Peak 10 was founded in 2000 and has been invested in the channel since the partner program was launched in 2012 by the now retired former channel chief and senior vice president, Steve Harris. Having a channel-friendly approach to the market has paid dividends for the cloud service provider, who takes in about 40 percent of its revenues today through indirect sales. Peak 10 wants solution providers to know that it is actively looking to continue to grow its business through the channel.

"We want to get the word out that we are open for business and committed to the channel. Partners, we want to help you learn about cloud," Dave Sroka, vice president of channel sales for Charlotte, N.C.-based Peak 10, told CRN .

[Related: Peak 10's New Channel Chief Dave Sroka Aims To Pump Up Commitment To The Channel]

About 40 percent of Peak 10's new customers today come from its channel partners, Sroka said. The reason why he believes solution providers are a force to be reckoned in the cloud market today is because the IT market is changing, and with that, so are margins on hardware and connectivity services. Impacted partners are starting to leave their comfort zones in search of higher-value services and solutions that they can offer their end customers.

"Ten years ago, IP was $20 a [megabit], and now it's 30 cents. Customers are also price-shopping a lot more. Those are real changes that are impacting partners," Sroka said.

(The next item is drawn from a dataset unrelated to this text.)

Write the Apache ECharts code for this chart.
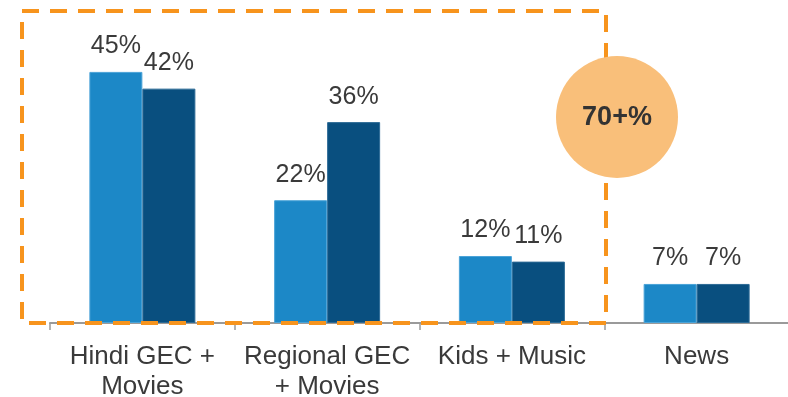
<!DOCTYPE html>
<html>
<head>
<meta charset="utf-8">
<style>
  html, body { margin: 0; padding: 0; background: #fff; }
  #chart { width: 788px; height: 397px; }
</style>
<script src="https://cdn.jsdelivr.net/npm/echarts@6/dist/echarts.min.js"></script>
</head>
<body>
<div id="chart"></div>
<script>
// Genre groups along the x axis
const categories = ['Hindi GEC +\nMovies', 'Regional GEC\n+ Movies', 'Kids + Music', 'News'];
// Share (%) for the two bars in each group
const shareFirst = [45, 22, 12, 7];
const shareSecond = [42, 36, 11, 7];
// Callout text in the circle
const calloutText = '70+%';

const chart = echarts.init(document.getElementById('chart'), null, { renderer: 'canvas' });

const valueLabel = {
  show: true,
  position: 'top',
  distance: 13,
  formatter: p => p.value + '%',
  color: '#3a3a3a',
  fontFamily: 'Liberation Sans, Arial, sans-serif',
  fontSize: 25
};

chart.setOption({
  animation: false,
  grid: {
    left: 50, top: 44, width: 739, height: 279,
    containLabel: false,
    outerBoundsMode: 'none'
  },
  xAxis: {
    type: 'category',
    data: categories,
    axisLine: { lineStyle: { color: '#9a9a9a', width: 2 } },
    axisTick: { show: true, length: 7, lineStyle: { color: '#9a9a9a', width: 1.5 } },
    axisLabel: {
      color: '#3a3a3a',
      fontFamily: 'Liberation Sans, Arial, sans-serif',
      fontSize: 26,
      lineHeight: 30,
      margin: 19,
      interval: 0
    }
  },
  yAxis: { type: 'value', min: 0, max: 50, show: false, splitLine: { show: false } },
  series: [
    {
      type: 'bar',
      data: shareFirst,
      barWidth: 53,
      barGap: '0%',
      itemStyle: { color: '#1c88c7', borderColor: '#4aa3d8', borderWidth: 1 },
      label: valueLabel
    },
    {
      type: 'bar',
      data: shareSecond,
      barWidth: 53,
      barGap: '0%',
      itemStyle: { color: '#094f7f', borderColor: '#2d6b96', borderWidth: 1 },
      label: valueLabel
    }
  ],
  graphic: [
    {
      type: 'rect',
      z: 100,
      shape: { x: 22, y: 11, width: 584, height: 312 },
      style: { fill: 'none', stroke: '#f7941d', lineWidth: 4, lineDash: [17, 11] }
    },
    {
      type: 'circle',
      z: 110,
      shape: { cx: 617, cy: 117, r: 61 },
      style: { fill: '#f9bf7a' }
    },
    {
      type: 'text',
      z: 120,
      x: 617,
      y: 118,
      style: {
        text: calloutText,
        fill: '#333333',
        fontFamily: 'Liberation Sans, Arial, sans-serif',
        fontWeight: 'bold',
        fontSize: 27,
        align: 'center',
        verticalAlign: 'middle'
      }
    }
  ]
});
</script>
</body>
</html>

As margins pinch on circuits, solution providers are turning their attention to more lucrative and long-term sales opportunities, such as cloud services, he said.

Cloud-based services provide a recurring and potentially long-term revenue stream for partners because many customers renew subscriptions on these services, he said, so the cloud market is a great opportunity for the channel. Unlike the predictable routine of customers switching to a cheaper carrier for connectivity needs, the competitive pressure that providers feel as a result of their customers switching to a lower-cost cloud provider is "nonexistent," Sroka said.

"The big thing about co-location and cloud is the churn is so low. When [partners] bring a customer in and take good care of that customer, they tend not to leave," Sroka explained. "It's not worth the aggravation and potential risks because you are talking about critical compute layers you'd have to move as opposed to an IP circuit that is really easy to flip."

But selling cloud is a lot different than selling a circuit.

"Partners are wondering how to get into it and who to partner with because there are so many options, and cloud providers are all different," he acknowledged.